People taking statins for heart disease saw major benefits when doctors added a powerful, newer drug to their treatment regimen, according to a major study released Friday morning at the start of an American College of Cardiology conference in Washington.
The addition of the cholesterol-busting drug evolocumab, from a class known as PCSK9 inhibitors, reduced the risk of deaths, heart attacks, strokes, the need for coronary bypass and hospitalization for chest pain, according to a team of researchers from around the globe, who also published their results online Friday in the New England Journal of Medicine.
Evolocumab works by lowering LDL, or “bad,” cholesterol. The researchers found an average decline of 59 percent in LDL levels among the 14,000 people in 49 countries who were put on the drug for 48 weeks, when compared with an almost identical number of patients who received a placebo.
And when the researchers looked at the most serious possible outcomes for heart patients — deaths, heart attacks and strokes — the study showed a 20 percent reduction of those events.

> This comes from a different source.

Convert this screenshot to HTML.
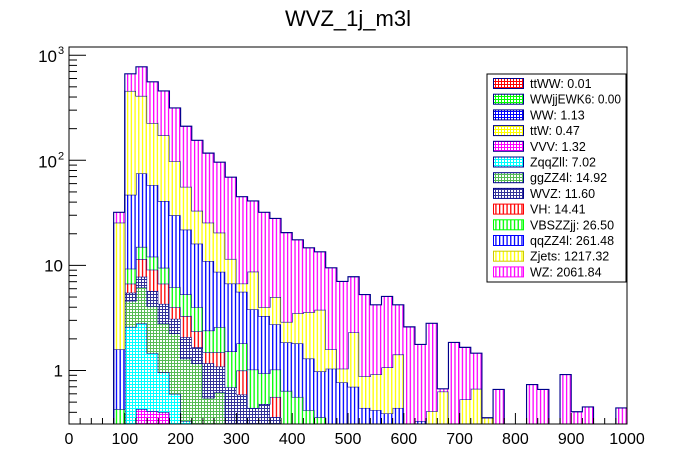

“The data from our trial provide insight into the benefit of decreasing LDL cholesterol levels to median levels lower than those in previous trials,” wrote the researchers, led by Marc S. Sabatine of Brigham and Women’s Hospital in Boston.
The data reinforce the growing body of evidence showing that as clinicians push LDL cholesterol levels ever lower, their patients fare better. Currently, an LDL cholesterol below 100 is considered optimal for people at risk of heart disease, according to the Mayo clinic.
Heart disease is the number one killer of Americans.
A second study of another PCSK9 inhibitor, bococizumab, was much less successful and was terminated, another set of researchers reported Friday. It showed widely varying effects on LDL cholesterol levels and had no benefit for people with LDL levels below 100, although patients with higher LDL levels did see significant benefits. In contrast to evolocumab, the impact seemed to fade with time and some patients developed antibodies to the drug.